'SimCity' is a classic computer game from
Maxis (at the time, the psuedonym of
Will Wright), released in
1989 for the
PC,
Macintosh,
Commodore Amiga,
Atari ST, and - impressively - the
Sinclair Spectrum and
Commodore C64, and also the
SNES, as mentioned in the next writeup.
The game involved creating a city from generic city blocks - industrial, commercial and residental areas for your citizens, plus utilities and special items such as American football stadia - with the goal of allowing your citizens to be happy, productive, free of crime and pollution. No matter how well you laid the city, no matter which fashionable theories of social engineering you applied, the people - the god-damn beautiful people - always messed it up, with traffic jams and ungrateful cretins who complained about tax, in which case you could have great fun demolishing their power stations and setting a 'large reptilian creature' (definitely not Godzilla, who had to be removed from the box art after complaints from Toho) on them. The moral of SimCity is that of tank warfare; people are greasy stains on the radiant machine.

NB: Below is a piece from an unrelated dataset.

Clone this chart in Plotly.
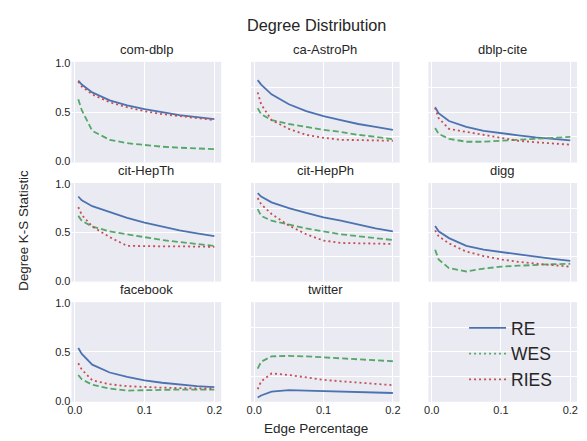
import plotly.graph_objects as go

x_pct = [0.005, 0.01, 0.025, 0.05, 0.075, 0.1, 0.125, 0.15, 0.175, 0.2]

datasets = ["com-dblp", "ca-AstroPh", "dblp-cite", "cit-HepTh", "cit-HepPh", "digg", "facebook", "twitter"]

re_vals = {
    "com-dblp":   [0.82, 0.78, 0.70, 0.62, 0.57, 0.53, 0.50, 0.47, 0.45, 0.43],
    "ca-AstroPh": [0.825, 0.78, 0.68, 0.58, 0.51, 0.46, 0.42, 0.38, 0.35, 0.32],
    "dblp-cite":  [0.55, 0.49, 0.41, 0.35, 0.31, 0.285, 0.265, 0.245, 0.23, 0.215],
    "cit-HepTh":  [0.87, 0.83, 0.77, 0.71, 0.65, 0.60, 0.56, 0.52, 0.49, 0.46],
    "cit-HepPh":  [0.905, 0.87, 0.81, 0.75, 0.70, 0.655, 0.62, 0.58, 0.54, 0.51],
    "digg":       [0.565, 0.51, 0.44, 0.36, 0.32, 0.295, 0.27, 0.245, 0.225, 0.205],
    "facebook":   [0.54, 0.48, 0.37, 0.29, 0.245, 0.21, 0.185, 0.165, 0.15, 0.14],
    "twitter":    [0.035, 0.055, 0.095, 0.11, 0.105, 0.10, 0.095, 0.09, 0.085, 0.08],
}
wes_vals = {
    "com-dblp":   [0.63, 0.52, 0.31, 0.22, 0.185, 0.165, 0.15, 0.14, 0.13, 0.125],
    "ca-AstroPh": [0.54, 0.48, 0.42, 0.38, 0.35, 0.32, 0.30, 0.27, 0.25, 0.225],
    "dblp-cite":  [0.34, 0.28, 0.23, 0.20, 0.20, 0.21, 0.22, 0.235, 0.245, 0.25],
    "cit-HepTh":  [0.67, 0.62, 0.56, 0.51, 0.48, 0.45, 0.42, 0.40, 0.38, 0.36],
    "cit-HepPh":  [0.74, 0.67, 0.62, 0.58, 0.54, 0.51, 0.48, 0.46, 0.44, 0.42],
    "digg":       [0.32, 0.22, 0.13, 0.095, 0.125, 0.145, 0.155, 0.165, 0.17, 0.175],
    "facebook":   [0.265, 0.22, 0.165, 0.125, 0.105, 0.11, 0.115, 0.115, 0.115, 0.115],
    "twitter":    [0.33, 0.40, 0.455, 0.46, 0.455, 0.445, 0.435, 0.425, 0.415, 0.405],
}
ries_vals = {
    "com-dblp":   [0.81, 0.76, 0.68, 0.60, 0.55, 0.51, 0.48, 0.46, 0.44, 0.42],
    "ca-AstroPh": [0.70, 0.58, 0.42, 0.33, 0.27, 0.24, 0.22, 0.215, 0.21, 0.21],
    "dblp-cite":  [0.545, 0.44, 0.33, 0.30, 0.265, 0.235, 0.21, 0.195, 0.18, 0.17],
    "cit-HepTh":  [0.76, 0.68, 0.56, 0.45, 0.36, 0.355, 0.355, 0.355, 0.355, 0.35],
    "cit-HepPh":  [0.855, 0.79, 0.69, 0.57, 0.48, 0.415, 0.39, 0.385, 0.385, 0.38],
    "digg":       [0.52, 0.46, 0.385, 0.30, 0.255, 0.22, 0.195, 0.175, 0.16, 0.145],
    "facebook":   [0.385, 0.32, 0.21, 0.17, 0.15, 0.14, 0.135, 0.13, 0.13, 0.125],
    "twitter":    [0.12, 0.20, 0.28, 0.265, 0.24, 0.215, 0.20, 0.185, 0.17, 0.16],
}

x_ticks = [0.0, 0.1, 0.2]
x_ticklabels = ["0.0", "0.1", "0.2"]
y_ticks_first = [0.0, 0.5, 1.0]
y_ticklabels_first = ["0.0", "0.5", "1.0"]
y_ticks_other = [0.25, 0.5, 0.75]

BLUE, GREEN, RED = "#4C72B0", "#55A868", "#C44E52"
BG = "#EAEAF2"
TXT = "#262626"
FONT = "Liberation Sans, Arial, sans-serif"

# the page body adds an 8px margin; lay out in window pixels and shift
OFF = 8
W, H = 587 - OFF, 441 - OFF


def px(x):
    return (x - OFF) / W


def py(y):
    return 1 - (y - OFF) / H


col_px = [(68, 219), (249, 399), (428, 578)]
row_px = [(58, 161), (182, 283), (304, 406)]

fig = go.Figure()
layout = {}
annotations = []

for i in range(9):
    r, c = divmod(i, 3)
    n = i + 1
    xa = "xaxis" if n == 1 else f"xaxis{n}"
    ya = "yaxis" if n == 1 else f"yaxis{n}"
    xref = "x" if n == 1 else f"x{n}"
    yref = "y" if n == 1 else f"y{n}"
    x0, x1 = col_px[c]
    y0, y1 = row_px[r]
    layout[xa] = dict(
        domain=[px(x0), px(x1)], anchor=yref,
        range=[-0.00475, 0.20975],
        tickvals=x_ticks, ticktext=x_ticklabels,
        showticklabels=(r == 2),
        showgrid=True, gridcolor="white", gridwidth=1, zeroline=False,
        showline=False, ticks="", tickfont=dict(size=11, color=TXT, family=FONT),
    )
    layout[ya] = dict(
        domain=[py(y1), py(y0)], anchor=xref,
        range=[-0.01, 1.01],
        tickvals=y_ticks_first if c == 0 else y_ticks_other,
        ticktext=y_ticklabels_first if c == 0 else ["", "", ""],
        showticklabels=(c == 0),
        showgrid=True, gridcolor="white", gridwidth=1, zeroline=False,
        showline=False, ticks="", tickfont=dict(size=11, color=TXT, family=FONT),
    )
    if i < 8:
        name = datasets[i]
        fig.add_trace(go.Scatter(x=x_pct, y=re_vals[name], mode="lines", xaxis=xref, yaxis=yref,
                                 line=dict(color=BLUE, width=1.8), showlegend=False))
        fig.add_trace(go.Scatter(x=x_pct, y=wes_vals[name], mode="lines", xaxis=xref, yaxis=yref,
                                 line=dict(color=GREEN, width=1.8, dash="6px,3px"), showlegend=False))
        fig.add_trace(go.Scatter(x=x_pct, y=ries_vals[name], mode="lines", xaxis=xref, yaxis=yref,
                                 line=dict(color=RED, width=1.8, dash="2px,3px"), showlegend=False))
        annotations.append(dict(text=name, x=px((x0 + x1) / 2), y=py(y0 - 3),
                                xref="paper", yref="paper", xanchor="center", yanchor="bottom",
                                showarrow=False, font=dict(size=13, color=TXT, family=FONT)))

# legend entries (drawn in the empty 9th panel)
fig.add_trace(go.Scatter(x=[None], y=[None], mode="lines", name="RE", xaxis="x9", yaxis="y9",
                         line=dict(color=BLUE, width=1.8)))
fig.add_trace(go.Scatter(x=[None], y=[None], mode="lines", name="WES", xaxis="x9", yaxis="y9",
                         line=dict(color=GREEN, width=1.8, dash="2px,3px")))
fig.add_trace(go.Scatter(x=[None], y=[None], mode="lines", name="RIES", xaxis="x9", yaxis="y9",
                         line=dict(color=RED, width=1.8, dash="2px,3px")))

annotations.append(dict(text="Degree Distribution", x=px(315.5), y=py(20), xref="paper", yref="paper",
                        xanchor="center", yanchor="middle", showarrow=False,
                        font=dict(size=16.3, color=TXT, family=FONT)))
annotations.append(dict(text="Edge Percentage", x=px(315), y=py(433), xref="paper", yref="paper",
                        xanchor="center", yanchor="middle", showarrow=False,
                        font=dict(size=13.5, color=TXT, family=FONT)))
annotations.append(dict(text="Degree K-S Statistic", x=px(20), y=py(230), xref="paper", yref="paper",
                        xanchor="center", yanchor="middle", showarrow=False, textangle=-90,
                        font=dict(size=13.4, color=TXT, family=FONT)))

fig.update_layout(
    width=W, height=H,
    margin=dict(l=0, r=0, t=0, b=0),
    paper_bgcolor="white", plot_bgcolor=BG,
    font=dict(family=FONT, color=TXT),
    annotations=annotations,
    legend=dict(x=px(464), y=py(312), xanchor="left", yanchor="top",
                bgcolor="rgba(0,0,0,0)", font=dict(size=17.5, color=TXT, family=FONT),
                tracegroupgap=0, itemwidth=37),
    **layout,
)

fig.write_html("out.html")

As with the similar Missile Command, SimCity is ultimately a demoralising experience; even if one could create a stable, utopian society, just for one day, it would require constant superhuman effort to keep it that way - and in the end the city is limited in size by the edges of the playfield. The only solution would be to deliberately limit the size of one's city, but this runs contrary to human nature, which has exhibited a rapacious desire to expand and consume since the beginning of time. Thus, the two fundamental political models are exposed; on the one hand, unfettered expansion, liberty, and a large, mostly miserable population, and on the other hand rigid order and discipline and... well, there's no downside to that, except that human nature being what it is, the weeds would poke through the concrete eventually. No matter the disinfectant used, the soil would break through. Only when all is light and heat will the evil perish; the sun is god.

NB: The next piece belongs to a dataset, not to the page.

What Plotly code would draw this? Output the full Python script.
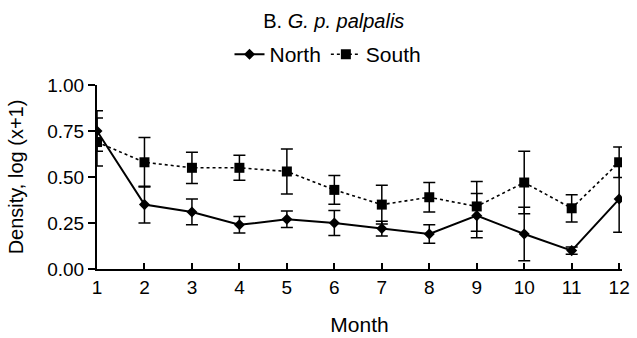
import plotly.graph_objects as go

months = list(range(1, 13))
north = [0.75, 0.35, 0.31, 0.24, 0.27, 0.25, 0.22, 0.19, 0.29, 0.19, 0.10, 0.38]
north_err = [0.11, 0.10, 0.07, 0.045, 0.045, 0.068, 0.04, 0.05, 0.12, 0.145, 0.02, 0.18]
south = [0.69, 0.58, 0.55, 0.55, 0.53, 0.43, 0.35, 0.39, 0.34, 0.47, 0.33, 0.58]
south_err = [0.13, 0.135, 0.085, 0.068, 0.122, 0.078, 0.105, 0.08, 0.135, 0.17, 0.074, 0.083]

font = "Liberation Sans, Arial, sans-serif"

fig = go.Figure()
fig.add_trace(go.Scatter(
    x=months, y=south, name="South", mode="lines+markers",
    line=dict(color="black", width=1.6, dash="dot"),
    marker=dict(symbol="square", size=10, color="black"),
    error_y=dict(type="data", array=south_err, visible=True, color="black", thickness=1.5, width=6),
))
fig.add_trace(go.Scatter(
    x=months, y=north, name="North", mode="lines+markers",
    line=dict(color="black", width=2),
    marker=dict(symbol="diamond", size=8.5, color="black"),
    error_y=dict(type="data", array=north_err, visible=True, color="black", thickness=1.5, width=6),
))

fig.update_layout(
    width=637, height=338,
    margin=dict(l=97, r=15, t=85, b=69, autoexpand=False),
    paper_bgcolor="white", plot_bgcolor="white",
    font=dict(family=font, size=17, color="black"),
    title=dict(text="B. <i>G. p. palpalis</i>", x=0.524, xref="container", xanchor="center",
               y=0.938, yref="container", yanchor="middle", font=dict(size=20, family=font)),
    legend=dict(orientation="h", x=0.44, xref="paper", xanchor="center",
                y=1.165, yanchor="middle", traceorder="reversed",
                font=dict(size=21, family=font)),
    showlegend=True,
)
fig.update_xaxes(
    range=[1, 12.06], tickmode="array", tickvals=months, ticktext=[str(m) for m in months],
    showgrid=False, zeroline=False, showline=True, linecolor="black", linewidth=2,
    ticks="inside", ticklen=6, tickwidth=1.5, tickcolor="black",
    title=dict(text="Month", font=dict(size=21), standoff=21),
    tickfont=dict(size=19), tickangle=0,
)
fig.update_yaxes(
    range=[0, 1.0], tickmode="array", tickvals=[0, 0.25, 0.5, 0.75, 1.0],
    ticktext=["0.00", "0.25", "0.50", "0.75", "1.00"],
    showgrid=False, zeroline=False, showline=True, linecolor="black", linewidth=2,
    ticks="outside", ticklen=7, tickwidth=1.5, tickcolor="black",
    title=dict(text="Density, log (x+1)", font=dict(size=20), standoff=18),
    tickfont=dict(size=19),
)
fig.write_html("out.html")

As a further kick in the teeth, it does not take a leap of the imagination to picture one's own government - indeed, one's God - viewing its domain with the same uncaring gaze as the player of SimCity. Each of the specks that represents a traffic jam must represent a thousand people - they live their lives and die in an instant, mattering not a jot to the authorities, and are buried in graveyards which are in turn built over and erased by the shifting city. 'Beneath the pavement, a beach' - and beneath the beach, thousands of corpses, a hundred miles of granite and iron and a hellish inferno. Each of us is a city, with beaches and iron and granite, and our souls are on fire.

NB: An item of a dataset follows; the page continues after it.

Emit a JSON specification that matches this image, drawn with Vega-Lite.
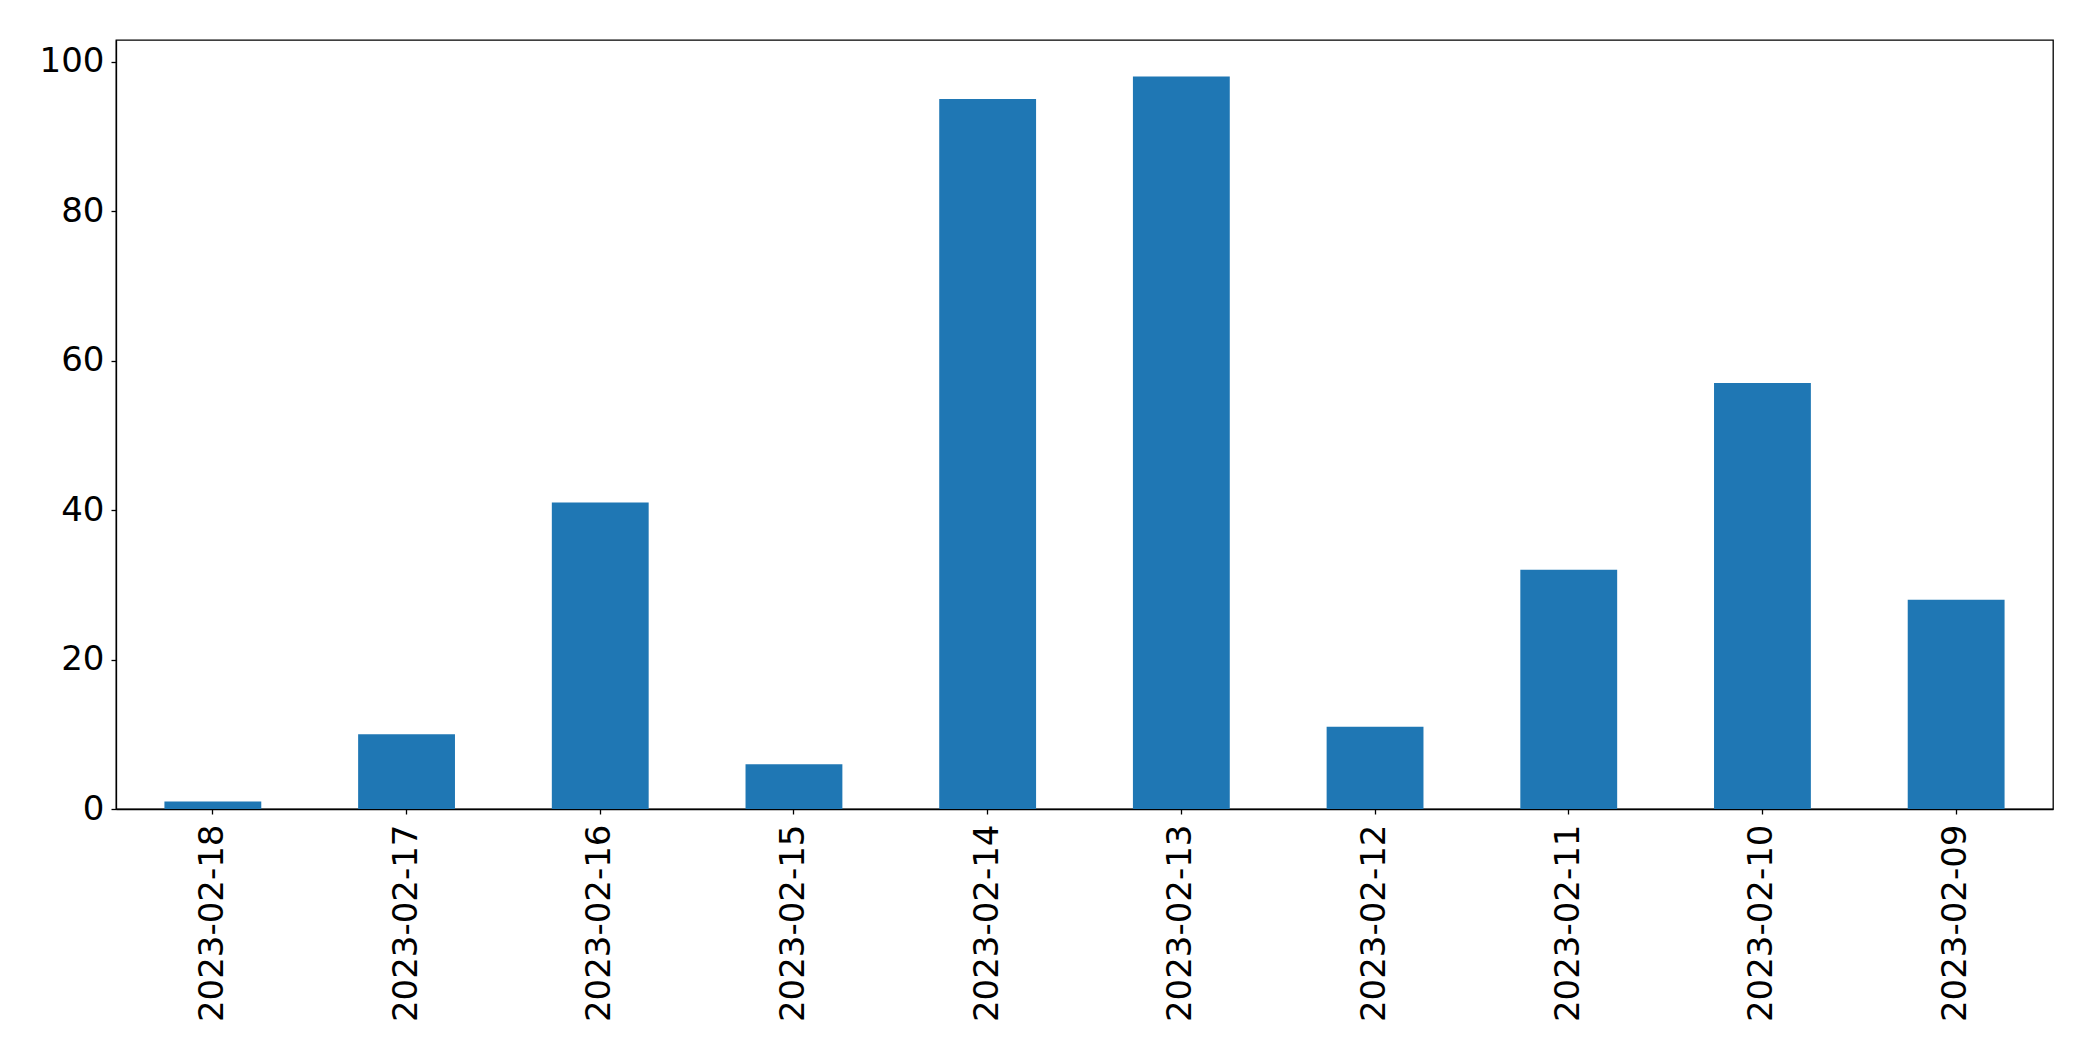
{
  "$schema": "https://vega.github.io/schema/vega-lite/v6.json",
  "autosize": {"type": "none"},
  "padding": {"left": 116, "top": 40, "right": 40, "bottom": 252},
  "width": 1937,
  "height": 769,
  "background": "white",
  "config": {
    "view": {"stroke": "black", "strokeWidth": 1.3},
    "font": "DejaVu Sans",
    "axis": {
      "labelFont": "DejaVu Sans",
      "labelFontSize": 34,
      "labelColor": "black",
      "labelLimit": 500,
      "domainColor": "black",
      "domainWidth": 1.3,
      "tickColor": "black",
      "tickWidth": 1.3,
      "tickSize": 5,
      "grid": false,
      "title": null
    }
  },
  "data": {
    "values": [
      {"date": "2023-02-18", "count": 1},
      {"date": "2023-02-17", "count": 10},
      {"date": "2023-02-16", "count": 41},
      {"date": "2023-02-15", "count": 6},
      {"date": "2023-02-14", "count": 95},
      {"date": "2023-02-13", "count": 98},
      {"date": "2023-02-12", "count": 11},
      {"date": "2023-02-11", "count": 32},
      {"date": "2023-02-10", "count": 57},
      {"date": "2023-02-09", "count": 28}
    ]
  },
  "mark": {"type": "bar", "color": "#1f77b4"},
  "encoding": {
    "x": {
      "field": "date",
      "type": "nominal",
      "sort": null,
      "scale": {"paddingInner": 0.5, "paddingOuter": 0.25},
      "axis": {"labelAngle": 270, "labelPadding": 10, "labelAlign": "right", "labelBaseline": "middle"}
    },
    "y": {
      "field": "count",
      "type": "quantitative",
      "scale": {"domain": [0, 102.9], "nice": false, "zero": true},
      "axis": {"values": [0, 20, 40, 60, 80, 100], "labelPadding": 7}
    }
  }
}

As with us all SimCity was eventually made obsolete, with the next generation 'SimCity 2000', which could do all that Sim City could do and more, with nicer graphics and a lady saying 'reticulating splines'.
SimCity was inspired heavily by the works of Jay W. Forrester at MIT; a commercial gamble, the game was a huge hit, heralding a new genre - the 'Software Toy' - that, despite the best efforts of Maxis, failed to materialise. 'Sim Ant', 'Sim Tower' and othet 'Sim' titles came and went, bankrolled by sequels to SimCity, before Maxis struck even more gold with 'The Sims'.
In Europe SimCity was sold as Sim City, with a space, the reasons for which are no doubt lost in the mists of time.